If they’d batted first England would almost certainly have made about 190 and patted themselves on their giant collective back for having exceeded ‘par’. Jason Roy would have played himself in. They’d have finished four wickets down.

Instead, Roy was forced to revert to tinder, while Root took on the role of the hot-burning log – the hot-burning root arguably. Everyone else was kindling and the blaze roared until just one run was needed. At that point, everyone lost both perspective and their shit and the flame briefly flickered, damn near going out.

Fortunately, Moeen Ali was around to duff the necessary single with a level of serenity appropriate to the match – which is to say none.

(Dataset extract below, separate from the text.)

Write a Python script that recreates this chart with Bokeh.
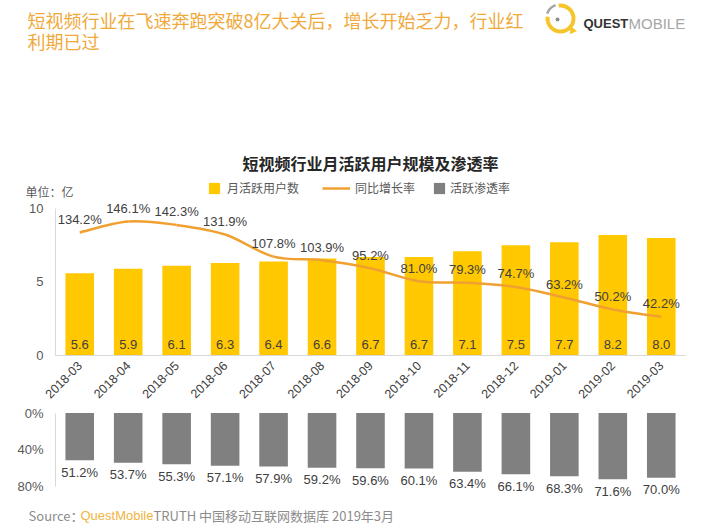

Turns out AB de Villiers is rubbish at T20 cricket

Photo by Sarah Ansell

Photo by Sarah Ansell

There’s only so many times you can hear how wonderful something is before you want to hit it with a hammer or push it down a flight of stairs at the luxury five-star hotel at which it’s staying ahead of its team’s first match at the World T20.

However, this urge should be resisted. Generally speaking, it’s not the thing itself which is so objectionable – it’s the almost mindless adulation it receives. Also, why would it be using the stairs rather than the lift? Maybe it was a schoolboy stair ascending and descending champion and wants to keep its eye in. Who knows?

Anyway, should the mindless wish to gain a mind, Cricinfo’s S Rajesh has dug out a few stats about how AB de Villiers performs in T20 internationals. Turns out he has the fifth-lowest average among top five batsmen to have scored more than 750 runs.

It’s not totally damning, but it’s a nice thing to set against all the unquestioning worship, especially considering all the talk about how he supposedly epitomises the modern game.

Maybe he does. All anyone remembers are the days when he comes off – they forget all the frenetic failures. What could be more reflective of the contemporary cricket landscape than that?

Perhaps AB de Villiers wants his cake-eating window so that he can get in a bit more practice in his weakest format.

Alex Hales cultivates a healthy aversion to failure

Photo by Sarah Ansell

Photo by Sarah Ansell

If you were starring in Voyage to the Bottom of the Sea and needed to act in a scene where the submarine grounded on the seabed or was attacked by some sort of leviathan, there was only one way to do it. You and the rest of the cast ran back and forth across the set as if you were being thrown about inside the vessel.

You ran to the left. And then you ran to the right. Those old school special effects. Were surprisingly entertaining.

England’s 50-over batsmen seem similarly scornful of the middle ground. A year ago, they feared failure and sank, paralysed. Now they seem to have pushed off and run over to the other side of the set.

The whole playing-positively-with-little-regard-for-the-consequences approach is certainly better than what preceded it, but they do at times appear to have rebounded too far. Cheerleaders for positivity they may be, but believing it to be the answer to everything in all scenarios is nought but delusion.

The players may well tell themselves that they’d sooner be all out for 200 shooting for 400 than making 260 only to discover that isn’t enough – but it isn’t that simple. Sometimes 260 is enough and you know it’s enough and you could have got there if you hadn’t been quite so monomaniacal about playing with no fear of failure.

Tempering positivity doesn’t equate to abandoning it. Of course fear of failure is counterproductive, but a healthy aversion to it needn’t be.

Alex Hales appears to be one player who is increasingly immersing himself in the waters of flexibility. The strike-rate may have sunk a little, but the run count has soared.

As far as Hales’ team-mates are concerned, the moral of the story is that the Gavaskar-Afridi spectrum has a broad middle and a couple of small steps in Jonathan Trott’s direction isn’t necessarily a crime.